I came across this term in an article today. Googling isn’t giving me a lot of help. I assume it means child of the first marriage?

But one of the Google results (a law journal from 1901) has this sentence: “As the Acting District Judge observes, the words “a share” are used, and not shares in the instrument, indicating an intention to cut the property in two and give the child of the first bed one-half and the children of the other bed the other half. That intention conforms to the stirped division by our Common Law between children of different beds of property on intestacy.” [Italics in original]

This has to do with inheritance in the absence of a will?
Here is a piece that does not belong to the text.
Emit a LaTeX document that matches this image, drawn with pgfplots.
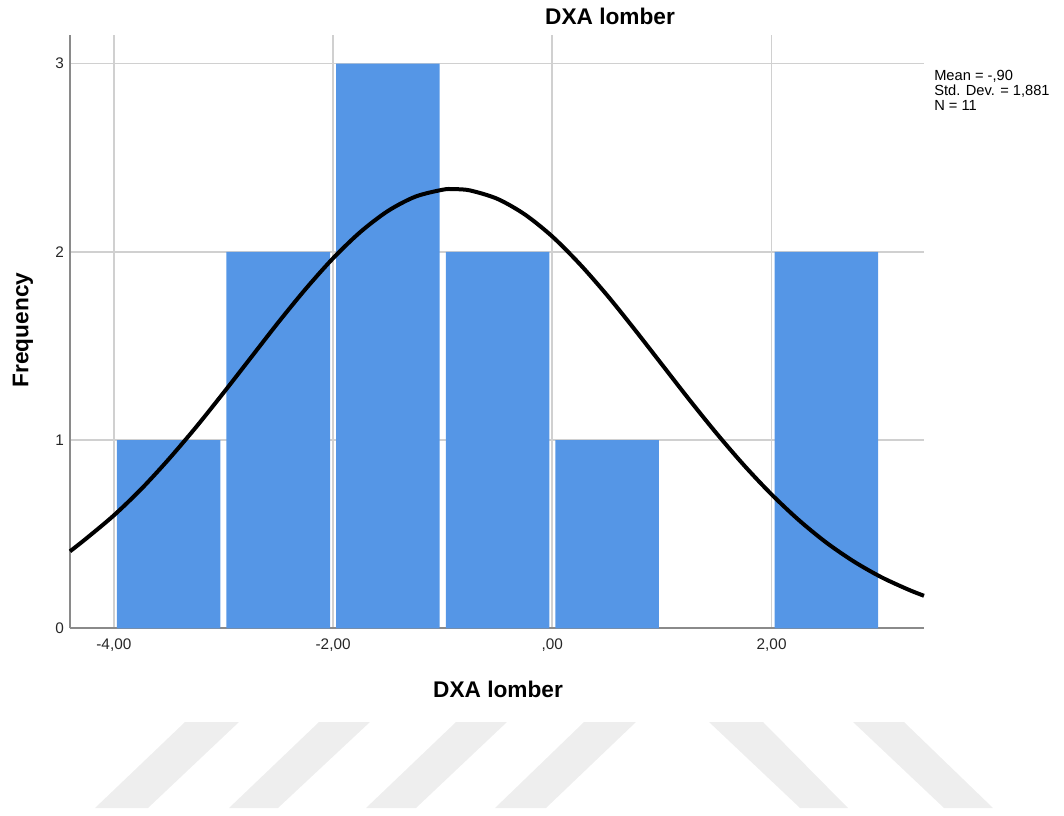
\documentclass[border=0pt]{standalone}
\usepackage{fontspec}
\setmainfont{Liberation Sans}
\usepackage{pgfplots}
\pgfplotsset{compat=1.18}
\definecolor{barblue}{HTML}{5596E6}
\definecolor{gridgray}{HTML}{D0D0D0}
\definecolor{axisgray}{HTML}{8A8A8A}
\definecolor{wm}{HTML}{EEEEEE}
\begin{document}
\begin{tikzpicture}[x=0.75pt,y=0.75pt]
\useasboundingbox (0,0) rectangle (1064,815);
% watermark stripes
\fill[wm] (185,93)--(239,93)--(148,7)--(95,7)--cycle;
\fill[wm] (319,93)--(370,93)--(278,7)--(229,7)--cycle;
\fill[wm] (456,93)--(507,93)--(416,7)--(366,7)--cycle;
\fill[wm] (584,93)--(636,93)--(546,7)--(495,7)--cycle;
\fill[wm] (709,93)--(763,93)--(848,7)--(800,7)--cycle;
\fill[wm] (853,93)--(904,93)--(993,7)--(944,7)--cycle;
\begin{axis}[
  at={(52.5pt,140.0pt)}, anchor=south west,
  scale only axis, width=640.5pt, height=444.75pt,
  xmin=-4.40, xmax=3.39, ymin=0, ymax=3.15,
  axis x line*=bottom, axis y line*=left,
  axis line style={draw=axisgray, line width=1.4pt, -},
  xtick={-4,-2,0,2}, xticklabels={{-4,00},{-2,00},{,00},{2,00}},
  ytick={0,1,2,3}, yticklabels={0,1,2,3},
  major tick length=0pt,
  grid=major, major grid style={draw=gridgray, line width=1.3pt},
  tick label style={font=\fontsize{11.5}{13}\selectfont, text=black!85},
  xticklabel style={yshift=-4pt},
  yticklabel style={xshift=-1pt},
  clip=false,
]
\addplot[ybar, bar width=0.945, bar shift=0pt, fill=barblue, draw=none] coordinates {
  (-3.5,1) (-2.5,2) (-1.5,3) (-0.5,2) (0.5,1) (2.5,2)
};
\addplot[black, line width=3pt, smooth, no marks] coordinates {
  (-4.40,0.409) (-4.25,0.478) (-4.00,0.600) (-3.75,0.740) (-3.50,0.898)
  (-3.25,1.069) (-3.00,1.251) (-2.75,1.438) (-2.50,1.625) (-2.25,1.803)
  (-2.00,1.966) (-1.75,2.106) (-1.50,2.217) (-1.25,2.293) (-1.00,2.330)
  (-0.90,2.333) (-0.75,2.326) (-0.50,2.281) (-0.25,2.198) (0.00,2.081)
  (0.25,1.935) (0.50,1.769) (0.75,1.588) (1.00,1.401) (1.25,1.214)
  (1.50,1.034) (1.75,0.865) (2.00,0.711) (2.25,0.574) (2.50,0.455)
  (2.75,0.355) (3.00,0.272) (3.25,0.205) (3.39,0.173)
};
\end{axis}
\node[font=\bfseries\fontsize{17}{20}\selectfont] at (610,799) {DXA lomber};
\node[font=\bfseries\fontsize{17}{20}\selectfont] at (498,126) {DXA lomber};
\node[font=\bfseries\fontsize{17}{20}\selectfont, rotate=90] at (23,485) {Frequency};
\node[anchor=north west, align=left, inner sep=0pt, font=\fontsize{11}{11.2}\selectfont] at (934,745) {Mean = -,90\\Std. Dev. = 1,881\\N = 11};
\end{tikzpicture}
\end{document}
Why “child” of the first bed? Can there be “children” of the first bed? If there are multiple children in the first marriage, how are they accounted for?

Well this site (caution pdf)

https://www.legifrance.gouv.fr/content/download/1950/13681/version/3/.../Code_22.pdf

refers to “each child of the first bed” so I assume there can be more than one. My only two guesses are child of a first marriage or more likely legitimate children.

And in that particular case there simply happened to be only one, while there were several from the second woman.

It’s interesting that the term is “child of the first BED” without mentioning marriage. (Disclaimer: I didn’t read all 168 pages.)

The case in question was in reference to TIAGARAJA et al. v. TAMBYAH. D. C, Colombo, 10,759. Colombo being the capital of Ceylon (Now Sri Lamka) and then a British colony.

Given that the lawyers and the clerks would quite possibly not have English as a first language, is it possible that “child of the first bed” is a mistranslation?

Maybe it is a less stodgy version of Heir Presumptive?

I would guess that “children of the first bed” are the legitimate heirs of the man, and children from “other” beds are illegitimate. (but might nonetheless be included in a will.)

Not necessarily: they could simply be children of the first wife, whether that “first” is by order in time (which may not require a monogamous sequence) or by other reason of primacy. All children would be legitimate, but the one from the principal wife is the main heir; it can even happen that having your son be named heir is what makes you the principal wife. One of the problems with polygyny is precisely that the division of property can get pretty bloody.